Make sure your employees receive cybersecurity training
Anyone who gets on the company computer network for any reason needs to receive training on how cybersecurity threats make their way into the organization. This security awareness training includes all employees; the receptionist answering the phones, interns, senior workers, contractors, and the c-level management, including CEO. The training must do more than help your company comply with industry standards (such as the HIPAA compliance requirement that applies to the healthcare industry).
Instead, your employees need training that helps them understand and internalize how threats occur and how they can damage the company if proper care isn’t taken. Training that includes as little theory as possible, and lots of interesting, real-world examples, is likely to be internalized more readily. Periodic refresher courses are essential, as well.
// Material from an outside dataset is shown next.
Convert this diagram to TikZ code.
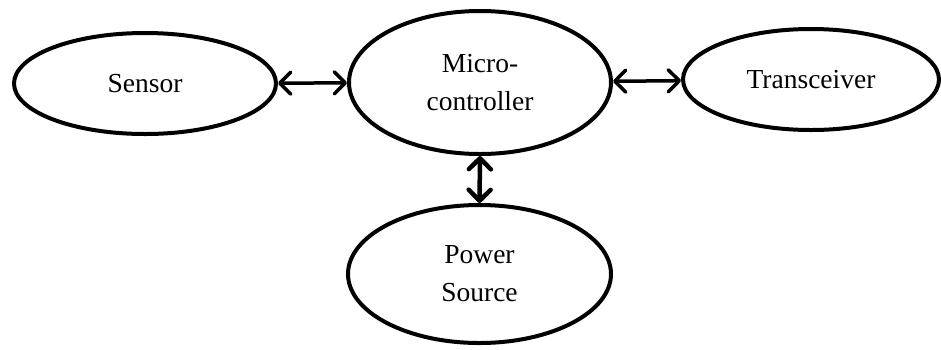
\documentclass[tikz,border=0pt]{standalone}
\usepackage{fontspec}
\setmainfont{Liberation Serif}
\usetikzlibrary{shapes.geometric,arrows.meta}
\begin{document}
\begin{tikzpicture}[x=1pt,y=-1pt,
  blob/.style={ellipse,draw,line width=4pt,inner sep=0pt,align=center,
    font=\fontsize{27.5}{38}\selectfont},
  link/.style={line width=3.5pt,{Straight Barb[length=11pt,width=22pt,round]}-{Straight Barb[length=11pt,width=22pt,round]}}]
  \useasboundingbox (0,0) rectangle (941,349);
  \node[blob,minimum width=262pt,minimum height=101pt] (sensor) at (145,83.5) {Sensor};
  \node[blob,minimum width=262pt,minimum height=143pt] (mcu) at (480,82.5) {Micro-\\controller};
  \node[blob,minimum width=256pt,minimum height=101pt] (radio) at (811,79.5) {Transceiver};
  \node[blob,minimum width=263pt,minimum height=138pt] (power) at (479.5,274) {Power\\Source};
  \draw[link] (sensor) -- (mcu);
  \draw[link] (mcu) -- (radio);
  \draw[link,line width=4.5pt] (mcu.south) -- (power.north);
\end{tikzpicture}
\end{document}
Put easy-to-follow reporting procedures in place
Suppose an employee receives a suspicious email or discovers a flash drive on their desk that no one knows to whom it belongs. In that case, their training may help them identify these occurrences as potential threats. However, they also need a quick, simple way to report a possible threat so the security team can appropriately assess the risk. The reporting procedure needs to be as painless as possible because, otherwise, reporting requirements are likely to be ignored, considering how busy employees tend to be.
Don’t punish employees who make cybersecurity mistakes
Even well-trained employees can make mistakes, let alone employees who have yet to be exposed to cybersecurity. This knowledge means that punishing an employee wouldn’t be fair even for a severe cybersecurity lapse. It would also be counterproductive; if workers know that mistakes are likely to attract severe punishment, they will usually look for ways to cover up their mistakes rather than report them and allow the cybersecurity experts to contain the damage early. Punishment isn’t the way to address errors unless you suspect an employee was willfully negligent. It can also help to reward employees for responsible cybersecurity behavior.
Grant as little system access as needed
Employees need to be granted as little depth of access to the company’s systems as necessary to allow them to do their jobs. Every time they are moved to a different area of responsibility, their system access should be reviewed to see if they could make do with less access. In addition, it can help to employ user-behavior analytics and network activity monitoring to see when employees go around snooping in parts of the system where they don’t need to do their jobs. This monitoring also uncovers instances where employees have their credentials stolen and used without their knowledge.
Maintaining effective cybersecurity at your company can be challenging. It requires actual involvement and continuous effort. However, this commitment can help make your company safer against cyber threats.